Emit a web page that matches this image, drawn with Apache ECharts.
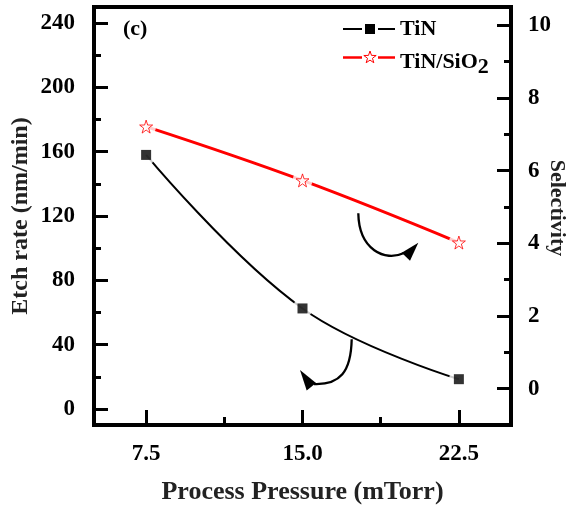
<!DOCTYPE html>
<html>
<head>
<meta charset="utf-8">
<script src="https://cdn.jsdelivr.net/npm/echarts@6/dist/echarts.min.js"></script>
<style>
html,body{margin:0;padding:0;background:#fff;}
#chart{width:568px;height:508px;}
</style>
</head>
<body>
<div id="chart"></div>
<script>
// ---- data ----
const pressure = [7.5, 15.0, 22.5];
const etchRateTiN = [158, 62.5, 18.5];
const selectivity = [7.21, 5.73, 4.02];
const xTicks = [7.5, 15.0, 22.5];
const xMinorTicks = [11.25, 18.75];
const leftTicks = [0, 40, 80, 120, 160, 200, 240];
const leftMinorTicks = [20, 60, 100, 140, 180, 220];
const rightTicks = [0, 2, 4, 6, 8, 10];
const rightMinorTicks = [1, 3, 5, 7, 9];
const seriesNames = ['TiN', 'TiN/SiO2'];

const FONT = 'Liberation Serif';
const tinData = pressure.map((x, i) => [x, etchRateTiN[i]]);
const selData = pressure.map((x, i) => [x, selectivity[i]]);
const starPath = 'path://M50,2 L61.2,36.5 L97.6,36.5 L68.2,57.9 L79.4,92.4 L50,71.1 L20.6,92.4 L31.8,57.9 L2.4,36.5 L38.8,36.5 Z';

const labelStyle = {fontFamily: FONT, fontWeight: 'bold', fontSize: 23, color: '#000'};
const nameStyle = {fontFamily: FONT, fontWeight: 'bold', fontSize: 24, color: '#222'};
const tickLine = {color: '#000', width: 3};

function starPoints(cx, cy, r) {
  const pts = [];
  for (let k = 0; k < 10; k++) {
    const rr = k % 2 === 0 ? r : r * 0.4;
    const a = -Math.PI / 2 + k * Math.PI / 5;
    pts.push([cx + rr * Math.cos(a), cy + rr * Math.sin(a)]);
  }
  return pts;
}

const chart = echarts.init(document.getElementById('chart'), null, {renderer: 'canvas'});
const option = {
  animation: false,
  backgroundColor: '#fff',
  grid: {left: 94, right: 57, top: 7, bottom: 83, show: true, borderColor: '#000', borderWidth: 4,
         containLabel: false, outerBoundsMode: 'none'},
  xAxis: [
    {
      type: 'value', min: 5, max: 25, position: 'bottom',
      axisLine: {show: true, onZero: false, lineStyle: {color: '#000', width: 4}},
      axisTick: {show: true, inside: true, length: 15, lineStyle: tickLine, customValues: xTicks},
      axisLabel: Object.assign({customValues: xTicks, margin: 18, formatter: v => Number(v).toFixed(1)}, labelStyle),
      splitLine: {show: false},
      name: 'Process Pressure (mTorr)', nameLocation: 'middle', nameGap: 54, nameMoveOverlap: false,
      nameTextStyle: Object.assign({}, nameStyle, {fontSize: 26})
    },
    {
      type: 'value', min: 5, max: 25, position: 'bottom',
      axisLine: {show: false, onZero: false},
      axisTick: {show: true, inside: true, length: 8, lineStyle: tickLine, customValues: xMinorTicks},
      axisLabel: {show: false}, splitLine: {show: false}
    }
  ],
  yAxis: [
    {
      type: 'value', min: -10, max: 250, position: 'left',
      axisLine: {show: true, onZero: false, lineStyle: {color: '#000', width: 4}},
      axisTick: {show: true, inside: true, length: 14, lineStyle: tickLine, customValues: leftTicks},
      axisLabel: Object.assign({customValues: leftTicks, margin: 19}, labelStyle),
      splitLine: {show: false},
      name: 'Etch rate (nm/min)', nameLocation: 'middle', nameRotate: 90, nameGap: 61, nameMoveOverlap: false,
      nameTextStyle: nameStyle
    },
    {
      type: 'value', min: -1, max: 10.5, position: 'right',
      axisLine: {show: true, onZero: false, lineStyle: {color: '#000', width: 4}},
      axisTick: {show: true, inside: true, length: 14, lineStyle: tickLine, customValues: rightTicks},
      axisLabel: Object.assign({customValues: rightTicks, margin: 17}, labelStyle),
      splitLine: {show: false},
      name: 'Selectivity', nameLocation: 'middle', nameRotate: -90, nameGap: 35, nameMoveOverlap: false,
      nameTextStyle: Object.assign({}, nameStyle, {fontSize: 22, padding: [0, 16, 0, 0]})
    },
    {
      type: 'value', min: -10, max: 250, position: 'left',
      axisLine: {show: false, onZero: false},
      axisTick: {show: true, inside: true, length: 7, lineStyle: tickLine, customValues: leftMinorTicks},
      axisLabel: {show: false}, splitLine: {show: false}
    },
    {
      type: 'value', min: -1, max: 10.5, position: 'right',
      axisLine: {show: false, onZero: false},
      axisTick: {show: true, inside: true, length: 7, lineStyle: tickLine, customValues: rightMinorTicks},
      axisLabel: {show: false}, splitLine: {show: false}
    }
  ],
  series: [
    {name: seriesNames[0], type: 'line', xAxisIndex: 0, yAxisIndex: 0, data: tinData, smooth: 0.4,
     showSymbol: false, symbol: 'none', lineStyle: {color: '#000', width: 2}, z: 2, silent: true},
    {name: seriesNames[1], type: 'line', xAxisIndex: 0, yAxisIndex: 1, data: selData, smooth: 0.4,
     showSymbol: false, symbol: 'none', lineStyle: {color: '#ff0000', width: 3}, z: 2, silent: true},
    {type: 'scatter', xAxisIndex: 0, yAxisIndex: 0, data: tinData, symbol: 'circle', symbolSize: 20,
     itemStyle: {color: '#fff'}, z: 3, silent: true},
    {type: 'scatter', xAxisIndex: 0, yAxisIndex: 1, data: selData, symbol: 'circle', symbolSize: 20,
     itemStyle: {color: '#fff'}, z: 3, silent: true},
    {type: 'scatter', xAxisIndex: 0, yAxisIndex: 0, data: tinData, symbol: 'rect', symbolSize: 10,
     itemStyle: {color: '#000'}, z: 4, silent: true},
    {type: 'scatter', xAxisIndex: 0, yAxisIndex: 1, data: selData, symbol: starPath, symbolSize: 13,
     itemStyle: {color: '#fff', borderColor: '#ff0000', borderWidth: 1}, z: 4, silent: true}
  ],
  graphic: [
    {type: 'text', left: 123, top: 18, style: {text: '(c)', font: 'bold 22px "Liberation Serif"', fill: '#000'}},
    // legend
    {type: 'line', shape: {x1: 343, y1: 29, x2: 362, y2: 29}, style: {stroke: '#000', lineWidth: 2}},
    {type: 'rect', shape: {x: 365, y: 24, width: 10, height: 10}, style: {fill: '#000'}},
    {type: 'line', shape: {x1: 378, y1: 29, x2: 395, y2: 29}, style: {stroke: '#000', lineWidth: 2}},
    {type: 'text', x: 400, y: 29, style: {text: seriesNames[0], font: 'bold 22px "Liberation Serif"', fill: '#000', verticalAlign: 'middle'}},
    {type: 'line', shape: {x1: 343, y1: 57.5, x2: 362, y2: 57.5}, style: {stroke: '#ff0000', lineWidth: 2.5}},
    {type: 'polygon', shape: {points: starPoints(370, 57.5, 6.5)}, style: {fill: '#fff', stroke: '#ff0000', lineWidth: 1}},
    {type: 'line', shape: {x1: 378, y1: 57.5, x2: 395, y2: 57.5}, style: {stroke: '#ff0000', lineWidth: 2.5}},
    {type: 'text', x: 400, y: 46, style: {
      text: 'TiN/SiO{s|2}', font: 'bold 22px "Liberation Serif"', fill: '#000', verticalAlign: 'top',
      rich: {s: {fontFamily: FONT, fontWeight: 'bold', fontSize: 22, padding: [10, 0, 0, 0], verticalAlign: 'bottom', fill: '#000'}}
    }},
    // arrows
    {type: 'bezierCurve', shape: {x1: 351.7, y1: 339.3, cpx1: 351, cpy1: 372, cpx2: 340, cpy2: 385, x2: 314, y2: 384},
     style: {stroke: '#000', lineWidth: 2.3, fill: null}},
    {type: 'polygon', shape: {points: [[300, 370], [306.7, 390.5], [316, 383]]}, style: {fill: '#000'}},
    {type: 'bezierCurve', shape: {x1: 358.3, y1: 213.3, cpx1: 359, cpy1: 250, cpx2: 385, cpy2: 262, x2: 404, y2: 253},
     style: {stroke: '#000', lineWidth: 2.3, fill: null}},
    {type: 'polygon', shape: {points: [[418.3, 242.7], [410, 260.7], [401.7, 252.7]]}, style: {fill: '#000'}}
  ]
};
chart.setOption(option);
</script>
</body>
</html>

■ ■ ■ ■ ■

_TASK DIRECTIONS_: Each line from the top of the material through the line containing "const seriesNames = ['TiN', 'TiN/SiO2'];" should be reproduced exactly; please drop any images.

_WRITTEN REPLY_:
Emit a web page that matches this image, drawn with Apache ECharts.
<!DOCTYPE html>
<html>
<head>
<meta charset="utf-8">
<script src="https://cdn.jsdelivr.net/npm/echarts@6/dist/echarts.min.js"></script>
<style>
html,body{margin:0;padding:0;background:#fff;}
#chart{width:568px;height:508px;}
</style>
</head>
<body>
<div id="chart"></div>
<script>
// ---- data ----
const pressure = [7.5, 15.0, 22.5];
const etchRateTiN = [158, 62.5, 18.5];
const selectivity = [7.21, 5.73, 4.02];
const xTicks = [7.5, 15.0, 22.5];
const xMinorTicks = [11.25, 18.75];
const leftTicks = [0, 40, 80, 120, 160, 200, 240];
const leftMinorTicks = [20, 60, 100, 140, 180, 220];
const rightTicks = [0, 2, 4, 6, 8, 10];
const rightMinorTicks = [1, 3, 5, 7, 9];
const seriesNames = ['TiN', 'TiN/SiO2'];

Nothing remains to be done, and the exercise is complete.